Your instructions:
In the entries that follow, the first line to write out is the one containing "Reproduce this diagram with TikZ.", and the last is the one containing "(0,0) rectangle (1568,913.4);". Reproduce that stretch exactly, with nothing before or after it.

========================================================================

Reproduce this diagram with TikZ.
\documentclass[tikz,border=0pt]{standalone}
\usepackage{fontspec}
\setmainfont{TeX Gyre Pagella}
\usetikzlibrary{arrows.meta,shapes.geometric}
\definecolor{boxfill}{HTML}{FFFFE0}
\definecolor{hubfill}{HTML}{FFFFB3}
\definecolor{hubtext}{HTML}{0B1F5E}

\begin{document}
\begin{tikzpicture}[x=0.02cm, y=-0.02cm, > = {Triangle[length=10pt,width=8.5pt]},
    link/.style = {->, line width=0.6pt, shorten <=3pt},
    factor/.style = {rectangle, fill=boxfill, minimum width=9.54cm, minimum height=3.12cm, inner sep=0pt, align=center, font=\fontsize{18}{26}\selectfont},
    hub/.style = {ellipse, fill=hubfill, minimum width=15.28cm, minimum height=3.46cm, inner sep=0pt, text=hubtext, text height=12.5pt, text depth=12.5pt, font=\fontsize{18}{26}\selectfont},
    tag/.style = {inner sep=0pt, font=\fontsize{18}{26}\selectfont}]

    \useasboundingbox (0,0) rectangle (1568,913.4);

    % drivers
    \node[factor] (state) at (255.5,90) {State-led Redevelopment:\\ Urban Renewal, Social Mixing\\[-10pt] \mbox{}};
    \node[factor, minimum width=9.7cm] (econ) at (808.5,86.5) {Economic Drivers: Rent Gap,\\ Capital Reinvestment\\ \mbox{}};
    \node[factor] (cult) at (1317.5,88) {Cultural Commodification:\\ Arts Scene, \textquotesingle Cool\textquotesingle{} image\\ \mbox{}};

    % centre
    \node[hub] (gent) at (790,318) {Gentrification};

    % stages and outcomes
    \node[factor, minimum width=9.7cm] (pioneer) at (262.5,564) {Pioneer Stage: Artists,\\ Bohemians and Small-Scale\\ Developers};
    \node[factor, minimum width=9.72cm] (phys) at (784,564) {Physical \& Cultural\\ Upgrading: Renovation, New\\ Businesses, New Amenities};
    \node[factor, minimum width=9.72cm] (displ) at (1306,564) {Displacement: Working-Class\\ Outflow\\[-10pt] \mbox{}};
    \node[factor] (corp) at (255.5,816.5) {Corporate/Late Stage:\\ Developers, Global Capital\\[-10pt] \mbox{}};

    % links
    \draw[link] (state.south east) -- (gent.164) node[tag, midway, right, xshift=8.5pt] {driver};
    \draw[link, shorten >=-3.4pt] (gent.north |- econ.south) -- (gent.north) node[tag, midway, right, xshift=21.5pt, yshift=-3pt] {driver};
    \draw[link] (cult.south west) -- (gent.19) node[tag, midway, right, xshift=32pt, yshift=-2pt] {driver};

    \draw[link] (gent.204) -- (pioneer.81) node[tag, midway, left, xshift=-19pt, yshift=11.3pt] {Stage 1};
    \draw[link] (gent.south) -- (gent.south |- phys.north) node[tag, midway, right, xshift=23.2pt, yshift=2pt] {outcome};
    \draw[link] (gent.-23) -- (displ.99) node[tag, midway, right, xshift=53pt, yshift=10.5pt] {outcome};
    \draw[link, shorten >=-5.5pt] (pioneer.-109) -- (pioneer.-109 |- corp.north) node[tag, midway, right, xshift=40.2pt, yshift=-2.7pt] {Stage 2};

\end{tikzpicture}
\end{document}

========================================================================

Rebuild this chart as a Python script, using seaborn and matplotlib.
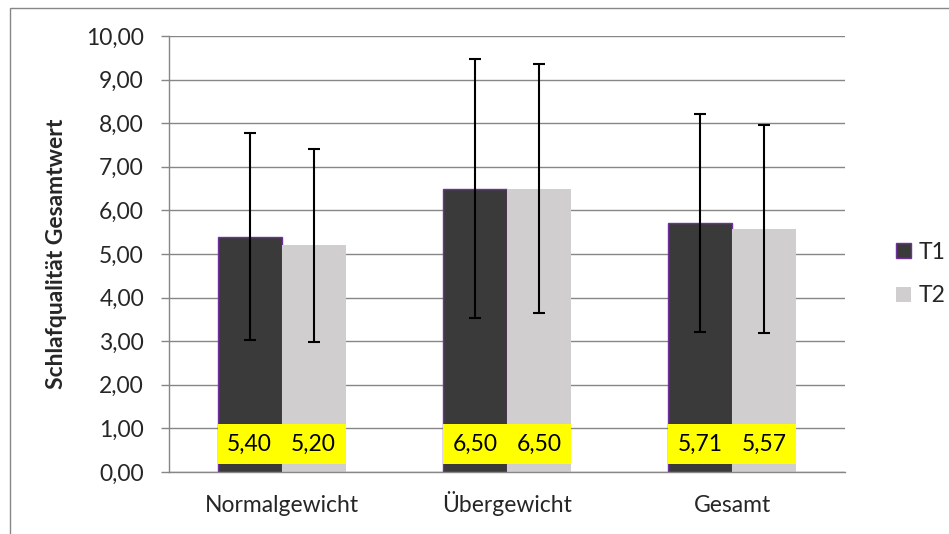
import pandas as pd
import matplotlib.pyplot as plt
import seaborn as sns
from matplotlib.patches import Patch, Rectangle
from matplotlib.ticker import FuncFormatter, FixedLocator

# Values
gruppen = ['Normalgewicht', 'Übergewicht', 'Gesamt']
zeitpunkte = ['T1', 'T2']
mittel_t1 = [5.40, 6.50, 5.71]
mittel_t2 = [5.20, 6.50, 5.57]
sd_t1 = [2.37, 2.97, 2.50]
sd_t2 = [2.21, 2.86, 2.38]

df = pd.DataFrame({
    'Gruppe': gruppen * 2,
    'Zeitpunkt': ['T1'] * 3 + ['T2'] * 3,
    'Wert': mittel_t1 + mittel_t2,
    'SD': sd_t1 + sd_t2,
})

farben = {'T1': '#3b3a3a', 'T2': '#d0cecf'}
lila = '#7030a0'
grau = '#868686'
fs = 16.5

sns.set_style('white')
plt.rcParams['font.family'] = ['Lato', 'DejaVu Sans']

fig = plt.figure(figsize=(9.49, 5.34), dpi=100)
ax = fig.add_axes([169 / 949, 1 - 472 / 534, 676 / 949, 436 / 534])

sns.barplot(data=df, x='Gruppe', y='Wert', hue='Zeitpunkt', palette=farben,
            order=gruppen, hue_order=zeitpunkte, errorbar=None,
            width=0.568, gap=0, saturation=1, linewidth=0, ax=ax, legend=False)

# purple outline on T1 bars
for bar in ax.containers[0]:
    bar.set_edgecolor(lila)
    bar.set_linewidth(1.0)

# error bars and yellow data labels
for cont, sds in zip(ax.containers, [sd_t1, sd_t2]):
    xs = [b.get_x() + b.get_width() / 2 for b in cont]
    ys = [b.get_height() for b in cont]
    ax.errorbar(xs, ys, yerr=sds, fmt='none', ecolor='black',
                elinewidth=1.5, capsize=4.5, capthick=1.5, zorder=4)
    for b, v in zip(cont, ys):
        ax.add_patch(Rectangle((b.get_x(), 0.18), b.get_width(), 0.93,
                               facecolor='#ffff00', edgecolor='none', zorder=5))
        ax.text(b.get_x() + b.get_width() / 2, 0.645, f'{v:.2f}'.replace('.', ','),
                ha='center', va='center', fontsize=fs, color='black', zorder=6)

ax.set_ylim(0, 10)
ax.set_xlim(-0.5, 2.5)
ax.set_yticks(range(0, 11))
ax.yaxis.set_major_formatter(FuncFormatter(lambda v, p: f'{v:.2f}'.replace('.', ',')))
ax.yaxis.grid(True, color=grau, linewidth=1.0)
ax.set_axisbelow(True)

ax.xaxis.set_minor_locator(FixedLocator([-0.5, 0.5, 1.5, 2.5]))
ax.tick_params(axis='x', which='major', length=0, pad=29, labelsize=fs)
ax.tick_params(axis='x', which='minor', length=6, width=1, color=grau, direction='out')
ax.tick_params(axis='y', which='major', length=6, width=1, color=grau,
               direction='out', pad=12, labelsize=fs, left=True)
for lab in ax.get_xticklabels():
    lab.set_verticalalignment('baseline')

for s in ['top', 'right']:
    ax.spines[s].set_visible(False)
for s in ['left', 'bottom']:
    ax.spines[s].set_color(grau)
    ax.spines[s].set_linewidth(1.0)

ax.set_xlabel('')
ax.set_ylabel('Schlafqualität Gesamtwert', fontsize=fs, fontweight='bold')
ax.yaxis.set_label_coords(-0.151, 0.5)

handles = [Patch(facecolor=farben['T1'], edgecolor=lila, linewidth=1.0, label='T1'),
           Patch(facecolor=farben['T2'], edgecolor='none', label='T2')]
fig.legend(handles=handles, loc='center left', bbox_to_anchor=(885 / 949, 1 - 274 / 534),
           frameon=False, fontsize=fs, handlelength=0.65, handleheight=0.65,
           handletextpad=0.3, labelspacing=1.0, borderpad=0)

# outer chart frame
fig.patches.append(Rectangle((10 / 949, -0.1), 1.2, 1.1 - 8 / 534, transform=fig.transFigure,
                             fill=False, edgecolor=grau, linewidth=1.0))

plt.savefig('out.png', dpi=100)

========================================================================

Answer for this exercise:
Reproduce this diagram with TikZ.
\documentclass[tikz,border=0pt]{standalone}
\usepackage{fontspec}
\setmainfont{TeX Gyre Pagella}
\usetikzlibrary{arrows.meta,shapes.geometric}
\definecolor{boxfill}{HTML}{FFFFE0}
\definecolor{hubfill}{HTML}{FFFFB3}
\definecolor{hubtext}{HTML}{0B1F5E}

\begin{document}
\begin{tikzpicture}[x=0.02cm, y=-0.02cm, > = {Triangle[length=10pt,width=8.5pt]},
    link/.style = {->, line width=0.6pt, shorten <=3pt},
    factor/.style = {rectangle, fill=boxfill, minimum width=9.54cm, minimum height=3.12cm, inner sep=0pt, align=center, font=\fontsize{18}{26}\selectfont},
    hub/.style = {ellipse, fill=hubfill, minimum width=15.28cm, minimum height=3.46cm, inner sep=0pt, text=hubtext, text height=12.5pt, text depth=12.5pt, font=\fontsize{18}{26}\selectfont},
    tag/.style = {inner sep=0pt, font=\fontsize{18}{26}\selectfont}]

    \useasboundingbox (0,0) rectangle (1568,913.4);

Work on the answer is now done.